During my PhD, we built an annotated corpus of jazz chord sequences. Each chord sequence is annotated with a full harmonic analysis in the form of lexical gramatical categories for each chord and some additional structural information required to determine a unique parse.
The purpose of the corpus is to train statistical models for use in parsing. Without any statistical component, the grammar is highly ambiguous and produces a huge number of parses very slowly for any chord sequence.
Download the Jazz Corpus, which includes the full corpus in an internal format.
Download the corpus in a CSV format (see below).
The Jazz Parser reads data from an internal format that is not easily readable (or editable) with using the parser's codebase. The dataset is also available in a simple CSV-based format more suitable for use in other systems. The parser's codebase includes scripts to read and write this format. Finally, the data is available in a (relatively) human readable text format.
The data in the internal format is downloaded with the parser's codebase. You can download the data separately in the CSV format from here (see above). The format is described in detail below.
A corpus consists of three files: one containing metadata, another data about songs and the third all the chords in the corpus.
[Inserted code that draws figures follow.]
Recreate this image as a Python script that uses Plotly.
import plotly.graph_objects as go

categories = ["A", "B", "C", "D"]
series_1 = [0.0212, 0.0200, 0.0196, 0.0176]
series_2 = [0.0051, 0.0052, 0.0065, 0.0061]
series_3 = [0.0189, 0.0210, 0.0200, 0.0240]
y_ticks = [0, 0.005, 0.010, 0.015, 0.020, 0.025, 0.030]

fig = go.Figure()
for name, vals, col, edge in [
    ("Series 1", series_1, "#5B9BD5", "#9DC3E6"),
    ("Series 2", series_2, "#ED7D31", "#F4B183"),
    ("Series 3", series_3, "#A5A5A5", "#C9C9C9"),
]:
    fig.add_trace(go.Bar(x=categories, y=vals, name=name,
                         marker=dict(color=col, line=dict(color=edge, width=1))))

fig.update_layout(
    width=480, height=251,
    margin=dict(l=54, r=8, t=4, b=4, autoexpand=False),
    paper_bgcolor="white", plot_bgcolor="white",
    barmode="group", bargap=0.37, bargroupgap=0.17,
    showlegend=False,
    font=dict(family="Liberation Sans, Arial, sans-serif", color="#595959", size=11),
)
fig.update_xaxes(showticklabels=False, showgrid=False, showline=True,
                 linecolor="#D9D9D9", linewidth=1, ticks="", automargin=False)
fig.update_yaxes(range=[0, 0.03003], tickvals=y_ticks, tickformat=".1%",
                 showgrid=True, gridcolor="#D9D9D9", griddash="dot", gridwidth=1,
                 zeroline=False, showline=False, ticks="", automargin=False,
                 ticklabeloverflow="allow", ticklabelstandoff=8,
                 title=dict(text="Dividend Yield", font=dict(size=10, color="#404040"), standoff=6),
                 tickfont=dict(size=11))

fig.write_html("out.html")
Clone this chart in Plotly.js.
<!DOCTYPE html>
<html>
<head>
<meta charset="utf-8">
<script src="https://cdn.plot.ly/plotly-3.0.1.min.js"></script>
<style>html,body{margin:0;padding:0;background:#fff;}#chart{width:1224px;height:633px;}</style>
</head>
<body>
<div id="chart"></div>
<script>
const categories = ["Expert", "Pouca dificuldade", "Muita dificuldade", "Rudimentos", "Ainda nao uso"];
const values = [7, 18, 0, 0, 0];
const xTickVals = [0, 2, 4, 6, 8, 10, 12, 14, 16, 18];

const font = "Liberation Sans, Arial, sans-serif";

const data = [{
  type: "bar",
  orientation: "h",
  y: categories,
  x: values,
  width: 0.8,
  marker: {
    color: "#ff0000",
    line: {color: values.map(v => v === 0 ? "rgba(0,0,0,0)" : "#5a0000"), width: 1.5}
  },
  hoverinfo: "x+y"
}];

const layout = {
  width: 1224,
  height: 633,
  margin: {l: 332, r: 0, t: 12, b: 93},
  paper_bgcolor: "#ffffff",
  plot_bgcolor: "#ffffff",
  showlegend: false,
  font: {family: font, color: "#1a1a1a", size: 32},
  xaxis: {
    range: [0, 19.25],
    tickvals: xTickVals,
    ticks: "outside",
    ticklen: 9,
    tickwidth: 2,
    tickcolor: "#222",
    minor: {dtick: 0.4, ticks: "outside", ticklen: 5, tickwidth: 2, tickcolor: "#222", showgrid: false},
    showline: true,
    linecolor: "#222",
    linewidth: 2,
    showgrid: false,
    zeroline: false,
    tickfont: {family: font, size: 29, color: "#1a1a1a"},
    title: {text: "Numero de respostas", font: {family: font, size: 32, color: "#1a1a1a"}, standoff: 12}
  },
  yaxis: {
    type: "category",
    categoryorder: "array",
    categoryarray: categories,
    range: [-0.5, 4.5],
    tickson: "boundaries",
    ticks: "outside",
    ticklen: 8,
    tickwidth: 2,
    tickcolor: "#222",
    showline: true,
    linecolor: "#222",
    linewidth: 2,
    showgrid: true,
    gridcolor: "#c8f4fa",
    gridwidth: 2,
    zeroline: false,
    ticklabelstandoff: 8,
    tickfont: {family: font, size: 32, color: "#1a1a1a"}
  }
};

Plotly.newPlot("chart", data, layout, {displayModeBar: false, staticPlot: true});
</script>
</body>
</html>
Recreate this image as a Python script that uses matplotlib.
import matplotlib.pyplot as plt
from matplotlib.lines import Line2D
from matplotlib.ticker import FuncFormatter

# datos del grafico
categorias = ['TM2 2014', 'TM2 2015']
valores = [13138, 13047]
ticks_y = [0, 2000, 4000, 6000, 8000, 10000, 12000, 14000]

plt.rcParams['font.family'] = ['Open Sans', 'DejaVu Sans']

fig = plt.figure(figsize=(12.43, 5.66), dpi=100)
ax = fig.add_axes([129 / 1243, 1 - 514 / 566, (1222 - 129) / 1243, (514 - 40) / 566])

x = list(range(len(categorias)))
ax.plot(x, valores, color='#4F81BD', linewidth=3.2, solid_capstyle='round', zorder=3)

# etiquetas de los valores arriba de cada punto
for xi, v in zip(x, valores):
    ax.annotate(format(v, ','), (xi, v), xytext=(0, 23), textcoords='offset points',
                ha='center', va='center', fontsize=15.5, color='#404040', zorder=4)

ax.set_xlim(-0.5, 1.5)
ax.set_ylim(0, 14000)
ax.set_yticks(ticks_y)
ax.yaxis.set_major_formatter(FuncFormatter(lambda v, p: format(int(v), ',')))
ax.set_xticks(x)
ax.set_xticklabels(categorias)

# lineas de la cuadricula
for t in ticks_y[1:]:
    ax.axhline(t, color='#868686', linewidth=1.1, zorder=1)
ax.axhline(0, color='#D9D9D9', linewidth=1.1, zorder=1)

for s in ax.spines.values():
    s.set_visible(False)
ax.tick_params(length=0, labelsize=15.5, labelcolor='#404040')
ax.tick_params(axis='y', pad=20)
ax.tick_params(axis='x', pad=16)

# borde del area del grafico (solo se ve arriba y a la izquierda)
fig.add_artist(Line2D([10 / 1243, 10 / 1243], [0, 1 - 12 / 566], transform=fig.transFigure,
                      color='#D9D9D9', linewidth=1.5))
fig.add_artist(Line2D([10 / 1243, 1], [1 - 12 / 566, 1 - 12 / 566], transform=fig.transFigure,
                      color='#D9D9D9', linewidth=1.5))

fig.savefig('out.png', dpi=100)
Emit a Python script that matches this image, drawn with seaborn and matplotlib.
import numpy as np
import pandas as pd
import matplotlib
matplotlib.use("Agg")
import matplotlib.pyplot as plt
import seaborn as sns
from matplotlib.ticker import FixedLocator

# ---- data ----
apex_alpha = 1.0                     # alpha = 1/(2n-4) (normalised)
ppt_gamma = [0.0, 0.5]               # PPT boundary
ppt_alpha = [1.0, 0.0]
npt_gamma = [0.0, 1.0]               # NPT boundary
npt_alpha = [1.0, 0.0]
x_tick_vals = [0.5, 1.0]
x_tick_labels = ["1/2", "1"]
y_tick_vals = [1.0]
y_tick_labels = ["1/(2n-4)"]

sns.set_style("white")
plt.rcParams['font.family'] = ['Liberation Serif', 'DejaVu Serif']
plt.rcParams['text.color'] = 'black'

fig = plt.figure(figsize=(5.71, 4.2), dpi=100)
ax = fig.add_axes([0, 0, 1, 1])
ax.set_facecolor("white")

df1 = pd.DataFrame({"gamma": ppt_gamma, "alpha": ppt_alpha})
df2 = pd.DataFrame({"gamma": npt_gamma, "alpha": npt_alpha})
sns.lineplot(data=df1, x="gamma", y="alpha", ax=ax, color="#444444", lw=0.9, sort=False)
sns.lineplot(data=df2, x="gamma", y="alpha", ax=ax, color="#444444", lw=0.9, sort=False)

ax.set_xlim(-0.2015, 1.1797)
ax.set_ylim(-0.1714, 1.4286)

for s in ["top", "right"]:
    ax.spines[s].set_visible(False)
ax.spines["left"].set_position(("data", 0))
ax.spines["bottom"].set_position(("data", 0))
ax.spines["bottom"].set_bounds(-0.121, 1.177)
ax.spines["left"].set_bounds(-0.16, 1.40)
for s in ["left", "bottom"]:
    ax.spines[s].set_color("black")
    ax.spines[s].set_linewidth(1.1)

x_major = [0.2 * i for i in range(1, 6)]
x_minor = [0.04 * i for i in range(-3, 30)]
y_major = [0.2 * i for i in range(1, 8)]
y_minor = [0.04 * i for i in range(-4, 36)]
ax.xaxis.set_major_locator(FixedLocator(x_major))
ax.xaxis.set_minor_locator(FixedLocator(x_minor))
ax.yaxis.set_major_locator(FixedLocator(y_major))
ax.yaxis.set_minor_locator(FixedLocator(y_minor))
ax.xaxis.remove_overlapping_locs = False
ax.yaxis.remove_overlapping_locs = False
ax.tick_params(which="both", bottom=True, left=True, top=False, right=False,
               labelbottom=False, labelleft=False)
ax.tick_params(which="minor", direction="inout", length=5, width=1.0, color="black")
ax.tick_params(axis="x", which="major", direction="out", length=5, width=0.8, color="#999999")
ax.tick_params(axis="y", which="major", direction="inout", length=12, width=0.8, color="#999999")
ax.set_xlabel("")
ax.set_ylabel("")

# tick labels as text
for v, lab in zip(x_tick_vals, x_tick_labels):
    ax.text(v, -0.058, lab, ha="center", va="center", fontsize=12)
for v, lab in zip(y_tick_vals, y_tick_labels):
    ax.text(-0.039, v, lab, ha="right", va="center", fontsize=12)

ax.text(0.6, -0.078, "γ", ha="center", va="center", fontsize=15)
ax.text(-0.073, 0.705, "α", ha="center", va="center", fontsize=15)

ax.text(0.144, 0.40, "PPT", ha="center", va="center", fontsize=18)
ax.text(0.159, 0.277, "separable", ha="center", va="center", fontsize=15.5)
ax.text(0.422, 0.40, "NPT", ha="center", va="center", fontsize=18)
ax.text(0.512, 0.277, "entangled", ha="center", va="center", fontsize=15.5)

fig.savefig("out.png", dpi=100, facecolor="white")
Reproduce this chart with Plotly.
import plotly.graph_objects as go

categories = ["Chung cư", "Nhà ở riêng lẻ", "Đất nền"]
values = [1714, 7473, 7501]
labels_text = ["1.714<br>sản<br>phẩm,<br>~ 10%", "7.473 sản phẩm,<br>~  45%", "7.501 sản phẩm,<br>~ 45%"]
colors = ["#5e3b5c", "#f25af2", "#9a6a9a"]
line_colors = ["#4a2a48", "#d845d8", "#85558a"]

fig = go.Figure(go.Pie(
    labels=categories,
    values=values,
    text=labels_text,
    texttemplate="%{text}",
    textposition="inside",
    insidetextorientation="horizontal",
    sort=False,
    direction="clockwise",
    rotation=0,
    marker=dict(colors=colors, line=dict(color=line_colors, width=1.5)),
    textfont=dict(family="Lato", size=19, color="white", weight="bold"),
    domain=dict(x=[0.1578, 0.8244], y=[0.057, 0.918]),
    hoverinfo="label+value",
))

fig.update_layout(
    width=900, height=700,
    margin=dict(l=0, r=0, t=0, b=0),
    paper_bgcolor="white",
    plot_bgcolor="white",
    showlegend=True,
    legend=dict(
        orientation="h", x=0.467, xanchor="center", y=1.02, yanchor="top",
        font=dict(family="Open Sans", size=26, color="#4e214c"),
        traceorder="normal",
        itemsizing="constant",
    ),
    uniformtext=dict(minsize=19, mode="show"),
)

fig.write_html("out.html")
The files are called metadata, songs.csv and chords.csv respectively and are bundled in a tarball (gzipped tar archive).
If you're reading these into Python, you can use the utilities in jazzparser.data.db_mirrors.csv to read them into an internal data structure.
The metadata file contains several fields with information about the corpus. Each is on a line of its own, beginning with the field name, separated from the value by a :.
The following fields are included: Name, Version, Chords file, and Songs file.
Each song occupies one line of the CSV. For each song, the following fields are represented by the columns: id (internal identifier of song), key (e.g. C major), bar length (integer number of beats), first chord (line number from chord.csv). The line numbers are given as 0-indexed lines after the first line, which is the header, so that the first chord in the file is 0. The songs are stored here in the order in which they appear in chords.csv, so that the chords of a song are found by taking lines from the first chord line up to the first chord line of the next song.
The chords of the corpus are all stored in one big CSV, one chord per line. Each chord has the following fields as its columns: root (integer pitch class, relative to the piece's main key), type, additions, bass (integer pitch class, relative to main key), duration (integer number of beats), lexical schema (name of lexical schema for this chord's annotated category, see my thesis), coord middle (bool, whether this chord is left not immediately resolved due to coordination) and coord end (bool, whether this is the end of a non-initial coordination constituent).
I have written an annotation tool for inputting the chords with their grammatical categories. It is a database application with a web interface, written in Python using Django.
The annotator's code is available in the parser's source. It uses a SQLite database, which is contained within the codebase. The annotator is dependent on the parser's code, but not the other way round.
The annotator itself has certain dependencies, but these don't apply to the parser, since it's not dependent on the annotator. To get the annotator running, you'll need everything a basic Django local instance depends on and SQLite installed, with its Python bindings.